When well-known designer and writer, Dustin Curtis, aka the Villain, recently talked about Svbtle, the codename he has used for the minimal blogging platform powering his blog, the blogging industry looked at it as a new way of pushing content.
As he does in his design practice, Curtis built the simple admin dashboard with an Ideas and Posts column, with Ideas being small or large pieces he would like to evolve into full-featured Posts. This thinking aspect allows usera to develop their ideas no matter how big or small.
Since the dashboard is minimal, Curtis says that it doesn’t force [him] into thinking about ideas as posts like every other blogging system does. This brings up a good point about writing: the more simple and clean the writing environment, the better chance that the ideas will be developed into articles. Curtis states that he took away presentation options so he could spend more time writing and less time presenting.

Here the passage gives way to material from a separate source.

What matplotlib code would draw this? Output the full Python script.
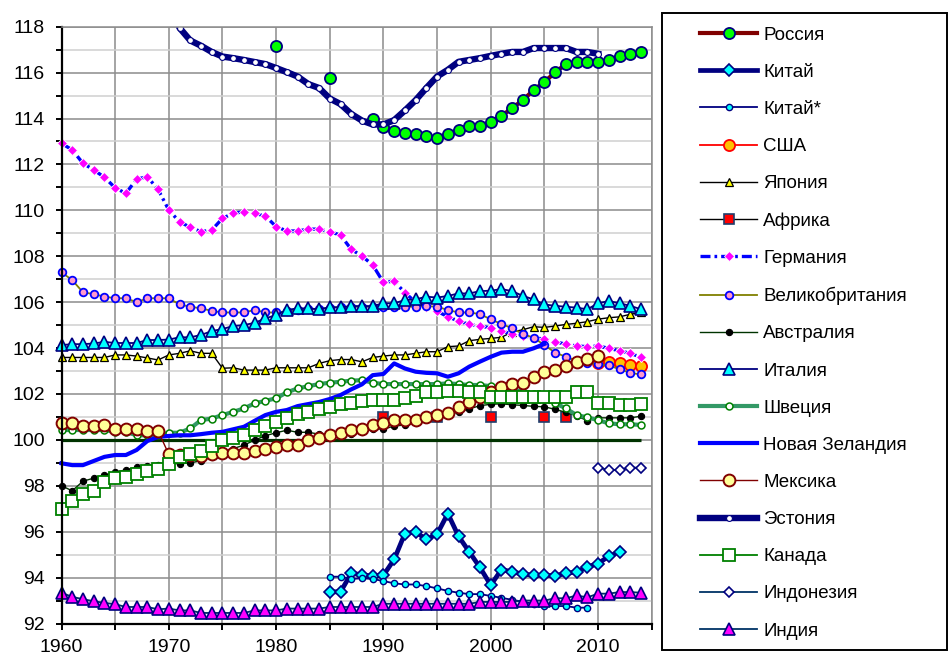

The easy flow of Svbtle allows the writer to go deep in development and pull out the important things that wouldn’t be seen when with distractions. The post-editor features simply Markdown, a text-t0-HTML conversion tool for writers.

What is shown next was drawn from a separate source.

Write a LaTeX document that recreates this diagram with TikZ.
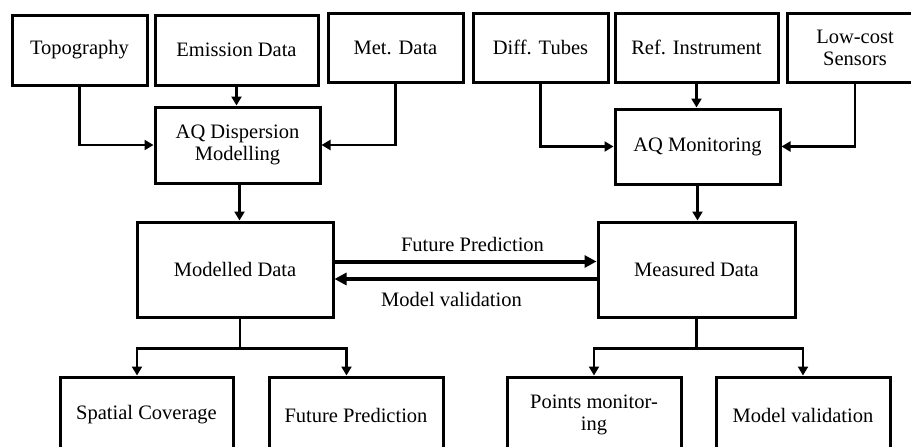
\documentclass[tikz,border=0pt]{standalone}
\usepackage{fontspec}
\setmainfont{Liberation Serif}
\usetikzlibrary{arrows.meta,calc}

\tikzset{
  box/.style={draw, line width=3pt, align=center, inner sep=0pt,
    font=\fontsize{20.5}{22}\selectfont},
  arr/.style={line width=2.5pt, -{Triangle[length=9pt,width=10pt]}},
  link/.style={line width=4pt, -{Triangle[length=12pt,width=12pt]}},
  lbl/.style={font=\fontsize{20.5}{22}\selectfont}
}

\begin{document}
\begin{tikzpicture}[x=1pt,y=-1pt]
  \clip (0,0) rectangle (911,447);
  \fill[white] (0,0) rectangle (911,447);

  % inputs
  \node [box, minimum width=135, minimum height=70] (topo) at (79.5,50) {Topography};
  \node [box, minimum width=163, minimum height=70] (emis) at (236.5,50) {Emission Data};
  \node [box, minimum width=135, minimum height=69] (met) at (395.5,47.5) {Met. Data};
  \node [box, minimum width=135, minimum height=69] (diff) at (540.5,47.5) {Diff. Tubes};
  \node [box, minimum width=163, minimum height=69] (ref) at (696.5,47.5) {Ref. Instrument};
  \node [box, minimum width=136, minimum height=69] (low) at (855,47.5) {Low-cost\\Sensors};

  % processing
  \node [box, minimum width=165, minimum height=76] (disp) at (237.5,145) {AQ Dispersion\\Modelling};
  \node [box, minimum width=165, minimum height=75] (mon) at (697.5,146.5) {AQ Monitoring};

  % data
  \node [box, minimum width=196, minimum height=95] (modl) at (235,269.5) {Modelled Data};
  \node [box, minimum width=197, minimum height=95] (meas) at (696.5,269.5) {Measured Data};

  % outputs
  \node [box, minimum width=173, minimum height=76] (spat) at (146.5,415) {Spatial Coverage};
  \node [box, minimum width=174, minimum height=76] (fut) at (356,415) {Future Prediction};
  \node [box, minimum width=174, minimum height=76] (pts) at (594,415) {Points monitor-\\ing};
  \node [box, minimum width=174, minimum height=76] (val) at (803,415) {Model validation};

  \draw [arr] (topo.south) |- (disp.west);
  \draw [arr] (emis.south) -- (emis.south |- disp.north);
  \draw [arr] (met.south) |- (disp.east);

  \draw [arr] (diff.south) |- (mon.west);
  \draw [arr] (ref.south) -- (ref.south |- mon.north);
  \draw [arr] (low.south) |- (mon.east);

  \draw [arr] ([xshift=2pt]disp.south) -- ([xshift=2pt]disp.south |- modl.north);
  \draw [arr] (mon.south) -- (mon.south |- meas.north);

  \draw [link] ($(modl.east)+(0,-8)$) -- ($(meas.west)+(0,-8)$)
    node [lbl, midway, above=4pt, xshift=7pt] (fp) {Future Prediction};
  \draw [link] ($(meas.west)+(0,9.5)$) -- ($(modl.east)+(0,9.5)$)
    node [lbl, midway, below=8pt, xshift=-14pt] (mv) {Model validation};

  \draw [line width=2.5pt] ([xshift=5pt]modl.south) -- ++(0,30) coordinate (fk1);
  \draw [arr] (fk1) -| ([xshift=-9.5]spat.north);
  \draw [arr] (fk1) -| ([xshift=-9.5]fut.north);

  \draw [line width=2.5pt] (meas.south) -- ++(0,30) coordinate (fk2);
  \draw [arr] (fk2) -| (pts.north);
  \draw [arr] (fk2) -| (val.north);
\end{tikzpicture}
\end{document}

Svbtle isn’t yet open source. Curtis has made Svbtle invitation only by inviting some of the best bloggers in the design and startup community just like himself. Dom Leca of Sparrow and John Collison of the payment startup Stripe are early participants.
Curtis also states that later on he might make Svbtle public, as stated in a Y Combinator submission. In the meantime, he has launched a membership application which allows a user to sign up. Curtis will then moderate and see who will fit his network. Most likely he will keep it invite only, pushing the great content and keeping it great as stated in this comment: The goal is simple: when you see the Svbtle design, you should know that the content is guaranteed to be great.